SHORT TASK ->
Exactly as written, write out the lines below from the first to the one containing "const yTitle = 'Nº incendios';", inclusive. Pictures do not belong in the copy.

GIVEN INFORMATION ->
============

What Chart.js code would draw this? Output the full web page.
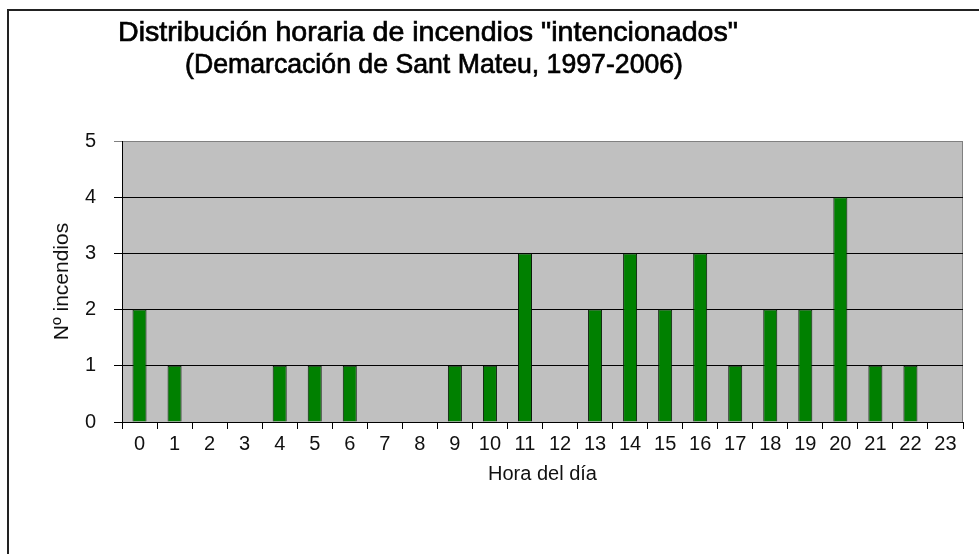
<!DOCTYPE html>
<html>
<head>
<meta charset="utf-8">
<script src="https://cdn.jsdelivr.net/npm/chart.js@4.4.0/dist/chart.umd.min.js"></script>
<style>
  html, body { margin: 0; padding: 0; background: #ffffff; }
  canvas { display: block; }
</style>
</head>
<body>
<canvas id="c" width="979" height="554"></canvas>
<script>
const categories = ['0','1','2','3','4','5','6','7','8','9','10','11','12','13','14','15','16','17','18','19','20','21','22','23'];
const fireCounts = [2,1,0,0,1,1,1,0,0,1,1,3,0,2,3,2,3,1,2,2,4,1,1,0];
const yTicks = [0,1,2,3,4,5];
const titleLines = ['Distribución horaria de incendios "intencionados"', '(Demarcación de Sant Mateu, 1997-2006)'];
const xTitle = 'Hora del día';
const yTitle = 'Nº incendios';

const FONT = '"Liberation Sans", Arial, sans-serif';

function condensedText(ctx, text, cx, cy, targetWidth) {
  const w = ctx.measureText(text).width;
  const sx = targetWidth / w;
  ctx.save();
  ctx.translate(cx, cy);
  ctx.scale(sx, 1);
  ctx.fillText(text, 0, 0);
  ctx.strokeText(text, 0, 0);
  ctx.restore();
}

const decor = {
  id: 'decor',
  beforeDraw(chart) {
    const {ctx, chartArea: a} = chart;
    ctx.save();
    ctx.fillStyle = '#ffffff';
    ctx.fillRect(0, 0, chart.width, chart.height);
    ctx.strokeStyle = '#222222';
    ctx.lineWidth = 2;
    ctx.beginPath();
    ctx.moveTo(8, chart.height + 5);
    ctx.lineTo(8, 10);
    ctx.lineTo(chart.width + 5, 10);
    ctx.stroke();
    ctx.fillStyle = '#c0c0c0';
    ctx.fillRect(a.left, a.top, a.right - a.left, a.bottom - a.top);
    ctx.strokeStyle = '#808080';
    ctx.lineWidth = 1;
    ctx.beginPath();
    ctx.moveTo(a.left, a.top + 0.5);
    ctx.lineTo(a.right - 0.5, a.top + 0.5);
    ctx.lineTo(a.right - 0.5, a.bottom);
    ctx.stroke();
    ctx.fillStyle = '#000000';
    ctx.strokeStyle = '#000000';
    ctx.lineWidth = 0.7;
    ctx.textAlign = 'center';
    ctx.textBaseline = 'middle';
    ctx.font = '28px ' + FONT;
    condensedText(ctx, titleLines[0], 428, 33, 620);
    condensedText(ctx, titleLines[1], 434, 65, 498);
    ctx.restore();
  }
};

new Chart(document.getElementById('c'), {
  type: 'bar',
  data: {
    labels: categories,
    datasets: [{
      data: fireCounts,
      backgroundColor: '#008000',
      borderColor: '#0a1a0a',
      borderWidth: 1,
      barPercentage: 0.4,
      categoryPercentage: 1.0
    }]
  },
  options: {
    responsive: false,
    animation: false,
    layout: { padding: { top: 141, right: 16, left: 0, bottom: 0 } },
    plugins: { legend: { display: false }, title: { display: false }, tooltip: { enabled: false } },
    scales: {
      x: {
        offset: true,
        grid: { offset: true, drawOnChartArea: false, drawTicks: true, tickLength: 7, color: '#000000', lineWidth: 1 },
        border: { display: true, color: '#000000', width: 1 },
        ticks: { color: '#111111', font: { family: FONT, size: 20 }, padding: 3, autoSkip: false, maxRotation: 0 },
        title: { display: true, text: xTitle, color: '#111111', font: { family: FONT, size: 20 }, padding: { top: 0, bottom: 68 } },
        afterFit(s) { s.height = 132; }
      },
      y: {
        min: 0, max: 5,
        afterBuildTicks(s) { s.ticks = yTicks.map(v => ({ value: v })); },
        grid: {
          drawTicks: true, tickLength: 8, lineWidth: 1,
          color: (c) => (c.tick && c.tick.value === 5 ? '#808080' : '#000000')
        },
        border: { display: true, color: '#000000', width: 1 },
        ticks: { color: '#111111', font: { family: FONT, size: 20 }, padding: 18 },
        title: { display: true, text: yTitle, color: '#111111', font: { family: FONT, size: 21 }, padding: { top: 50, bottom: 0 } },
        afterFit(s) { s.width = 122; }
      }
    }
  },
  plugins: [decor]
});
</script>
</body>
</html>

============

FULL SOLUTION ->
What Chart.js code would draw this? Output the full web page.
<!DOCTYPE html>
<html>
<head>
<meta charset="utf-8">
<script src="https://cdn.jsdelivr.net/npm/chart.js@4.4.0/dist/chart.umd.min.js"></script>
<style>
  html, body { margin: 0; padding: 0; background: #ffffff; }
  canvas { display: block; }
</style>
</head>
<body>
<canvas id="c" width="979" height="554"></canvas>
<script>
const categories = ['0','1','2','3','4','5','6','7','8','9','10','11','12','13','14','15','16','17','18','19','20','21','22','23'];
const fireCounts = [2,1,0,0,1,1,1,0,0,1,1,3,0,2,3,2,3,1,2,2,4,1,1,0];
const yTicks = [0,1,2,3,4,5];
const titleLines = ['Distribución horaria de incendios "intencionados"', '(Demarcación de Sant Mateu, 1997-2006)'];
const xTitle = 'Hora del día';
const yTitle = 'Nº incendios';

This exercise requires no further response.